A good AI reviewer will catch: What happens when a premium user has a cart total of exactly 100? What about negative cart totals? Floating-point precision on currency calculations? Is the elif ordering correct — could a user qualify for a smaller discount when the larger one should apply?

This is AI at its best. It doesn't get tired. It doesn't feel awkward pointing out problems in a senior engineer's code. It checks edge cases systematically and without ego. Since I started using this pattern before every PR, the frequency of review feedback I receive has dropped noticeably — because I'm catching my own issues first.

Anti-Patterns to Avoid

The Prompt Novel. Five paragraphs of company background and team structure when you just need a regex. Match prompt length to task complexity. A simple task deserves a simple prompt.

The Zero-Context Ask. "Fix this bug" with a code snippet and no error message, no expected behaviour, no actual behaviour. You wouldn't file a bug report this way. Don't prompt this way.

Using AI as Google. "What's the syntax for a Python list comprehension?" Just Google it. Use AI for synthesis, generation, and exploration — not for facts that live in documentation.
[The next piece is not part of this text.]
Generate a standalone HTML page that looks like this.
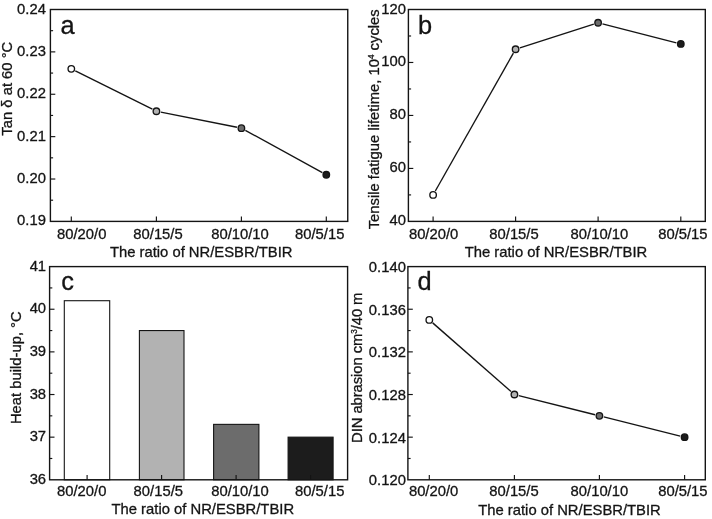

The One-Shot Miracle. Expecting a single prompt to produce production-ready code for a complex, multi-layered feature. Complex work requires the Incremental Refinement pattern. Break it down, iterate, and refine.

Build a Personal Prompt Library

The best developers I've worked with maintain a small collection of prompt templates they reuse. Nothing formal — just a notes file or Notion page with their go-to patterns, pre-filled with their stack details.

Starter categories worth building today:

  • Code generation: Your Context Sandwich template with your stack pre-filled (language, framework, libraries, conventions).
  • Code review: Your standard Review Request with your team's specific quality criteria.
  • Debugging: A template that forces you to include error message, expected behaviour, actual behaviour, and what you've already tried.
  • Architecture exploration: Your Incremental Refinement starter questions for new features.
  • Documentation: A prompt that generates doc comments matching your team's style and level of detail.

The prompt library pays compound interest. Every time you refine a template based on what worked, your future interactions get better. After two or three months, you stop thinking about prompting at all. It becomes instinctive — like how you don't think about keyboard shortcuts anymore, you just use them.

Start today. Save the next prompt that produces genuinely useful output. In a month, you'll have a collection that makes you measurably faster.

Key Takeaways

  • Prompt engineering is communication, not science. The same skills that make you good at design docs and code reviews make you good at prompting AI.
  • Vagueness is the enemy. Under-specifying context is the number one reason AI output is unusable. More specificity = more directly usable output.
  • Five patterns cover 90% of use cases. Context Sandwich, Incremental Refinement, Rubber Duck, Specification Prompt, and Review Request. Learn these five well before you look for anything else.
  • Use AI for review, not just generation. Asking AI to critique your code is often more valuable than asking it to generate code from scratch.
  • Build a prompt library. Save what works, refine it over time. Compounding returns make you measurably faster within months.
  • Your next step this week: Take your most common AI use case — the thing you ask AI about most often — and write a proper Context Sandwich prompt for it. Save it somewhere you can reuse it. Compare the output quality to what you've been getting.